Direkt nach dem Symposium – was meine Pläne, noch wenigstens einen kurzen Ausflug zur Düne zu machen, leider vereitelte – ging es dann zur üblichen „dinnerparty“ in ein japanisches Restaurant, wo es ein ähnliches Essen gab wie neulich im Ryokan, ich aber alles tapfer bewältigte. Es war interessant, sich mit den anderen zu unterhalten, erstaunlicherweise sprachen sie fast alle nicht nur englisch, sondern forschungsbedingt auch französisch, und legten überhaupt eine für japanische Verhältnisse sehr seltene Weltoffen- und –erfahrenheit an den Tag. Interessant war auch, wie mit fortschreitender Zeit und steigendem Alkoholkonsum immer mal wieder der eine oder die andere zu einem kurzen Minutenschlaf einnickte, dann aber, bevor der Kopf auf die Tischplatte oder ins Bierglas zu sinken drohte, mit einem Ruck wieder zu sich kam und nahtlos ins aktuelle Tischgespräch einstieg.
Ich konnte mir das Einschlafen gerade noch so verkneifen, bis ich dann in meinem Hotelzimmer ins Bett sinken durfte.

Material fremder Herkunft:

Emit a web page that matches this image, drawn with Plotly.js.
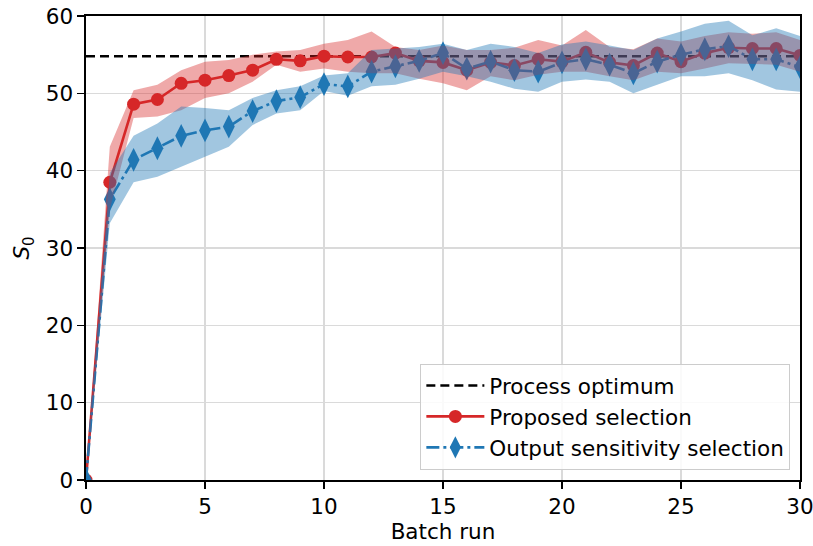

Tottori im Morgengrauen, und der winzige Flughafen direkt am Meer mit dem einen Gate

Die ANA-Flotte auf ihrem Heimatflughafen Tokyo-Haneda.


Comments:
Science is not bud
Es hätte auch noch schlimmer sein können, wenn statt dem "d" da ein doppeltes "t" gestanden hätte.

Das ganze erinnert mich an einen Vortrag wo einer immer "angel" statt "angle" sagte, aber so hatte man wenigstens was zu lachen.